The problem is almost certainly a corrupted profile for that network. Use Fix #1 (Forget and Reconnect) as it is the targeted solution for single-network failures.

Nothing works and you see a yellow triangle on the adapter in Device Manager

A yellow exclamation mark means a hardware or driver fault. Try a full driver uninstall (described above). If the triangle persists after reinstalling the driver, the Wi-Fi adapter may be failing, then consider a USB Wi-Fi adapter as a temporary workaround while you investigate further.
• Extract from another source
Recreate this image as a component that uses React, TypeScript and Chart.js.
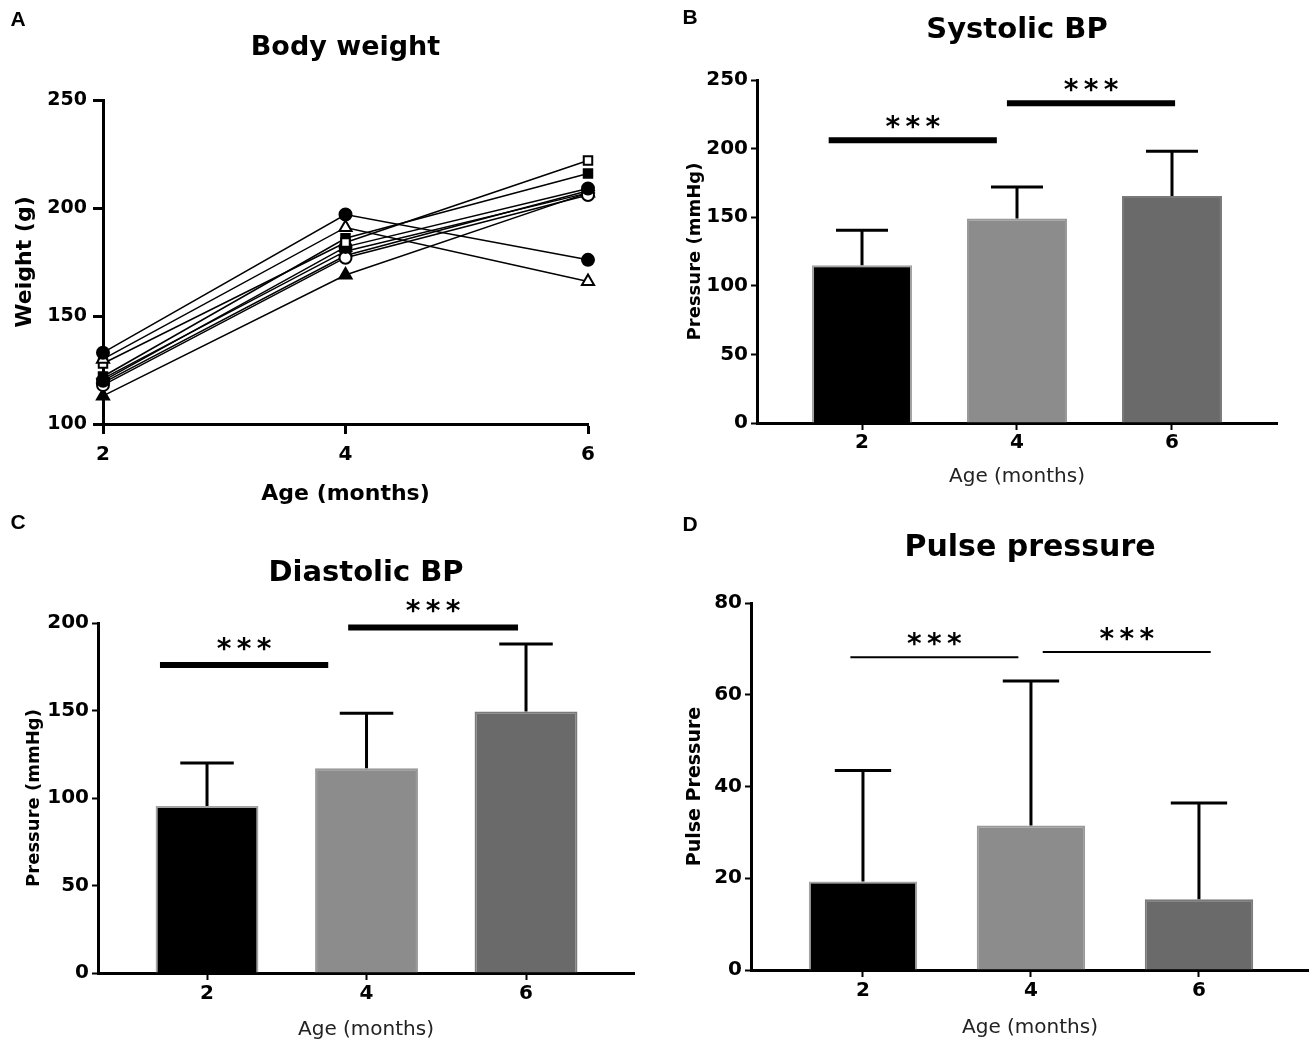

Ethernet works but Wi-Fi doesn’t

This confirms the issue is isolated to the wireless adapter or its driver. Focus on Fixes #6 and #9, and check whether your router’s 2.4 GHz and 5 GHz bands both fail or just one.

Error appeared after the April 2026 Patch Tuesday update (KB5083769)

The April 2026 cumulative update includes changes to Settings and File Explorer that may indirectly affect networking behavior on some systems. If the error started after installing KB5083769, try rolling back the update via Settings > Windows Update > Update history > Uninstall updates, or check Microsoft’s known issues page for your Windows 11 version for any posted workarounds.

Wrapping Up

Forgetting the network (Fix #1) clears this error for most people within 30 seconds so try that first before anything else. If the error keeps coming back after reboots, a driver reinstall (Fix #6) is usually the permanent solution.

Persistent failures that survive a full network reset are worth investigating as potential hardware issues or, less commonly, signs of malware interfering with network components before running a full scan with Windows Defender. First run sfc /scannow in an elevated Command Prompt to repair any corrupted system files that could be contributing to the problem.